There were several interesting moments in the Republican Platform committee meetings earlier this week. One of them was this one, where a Nevada delegate by the name of Pat Kerby earnestly tried to offer an amendment to the voting rights
August 23, 2012

There were several interesting moments in the Republican Platform committee meetings earlier this week. One of them was this one, where a Nevada delegate by the name of Pat Kerby earnestly tried to offer an amendment to the voting rights platform to require a hand count of paper ballots.

Republicans, at least mainline party faithful Republicans, don't especially want elections that can be verified. We know this from their embrace of electronic voting machines that are so easily hacked to throw elections one wonders why they bother with Voter ID at all. Mr. Kerby was genuinely concerned about stolen elections, I think, though I also think he believes 2008's landslide was stolen.

Brad Friedman broke it down for all of us after seeing my tweets in real time:

The poor fellow seemed to want the right thing, but by the time other members of the Committee amended the amendment, several times over, the original was completely gutted in favor of electronic computer tallies with no actual way to verify the accuracy of those tallies.

It seems the good-natured Kerby never knew what hit him, as he generously supported each change to his amendment, deferring to others who appeared to know more about voting, like fellow committee member Kansas Sec. of State Kris Kobach (responsible for the state's polling place Photo ID restrictions to help curb non-existent polling place voter fraud in Kansas, as well as serving as the author of Arizona's infamous anti-immigrant "Papers Please" law, most of which was found unconstitutional by the U.S. Supreme Court recently.)

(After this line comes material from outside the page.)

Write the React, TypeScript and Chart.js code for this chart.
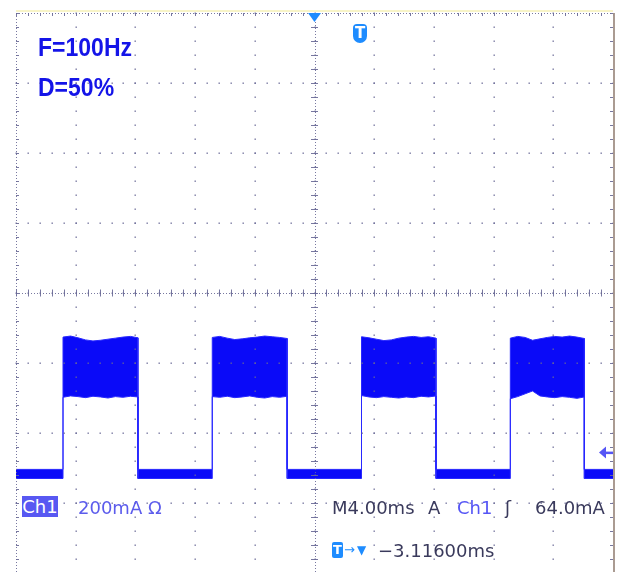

Here is the language Mr. Kerby began with:

We recognize that paper ballots are the best way to insure [sic] a fair election. "Let ambition counter ambition," as Madison said. When all parties have representatives observing the counting of ballots in a transparent process, integrity is assured. We strongly suggest that all electronic voting systems have a printed paper ballot so that preliminary electronic results can be verified by a hard count of paper ballots.

After a few interventions by delegates who were also election officials, and of course the helpful Mr. Kobach, this is how it read:

We recognize that having a physical verification of the vote is the best way to ensure a fair election. "Let ambition counter ambition," as Madison said. When all parties have representatives observing the counting of ballots in a transparent process, integrity is assured. We strongly support the policy that all electronic voting systems have a voter verified paper audit trail.

In between, there were a few fascinating remarks like the one made by Lt. Governor Cawley of Pennsylvania, who declared that unverifiable voting systems are just fine, and he loves the ones in Pennsylvania a lot, especially the touch-screen voting systems that are so easily corrupted.

And then there was the North Carolina lady who serves on the Mecklenburg County Board of Elections. She doesn't worry about electronic voting. She worries about those troublesome paper ballots. Who knows whether they ensure voter integrity, whatever that is?

Brad breaks it down much better than I do, but it was a fascinating case study in watching a genuine grassroots effort by a likely Ron Paul delegate get shot down in flames subtly, carefully, and completely. No ballot integrity for the Grand Ole Party. That would be too much like fairness.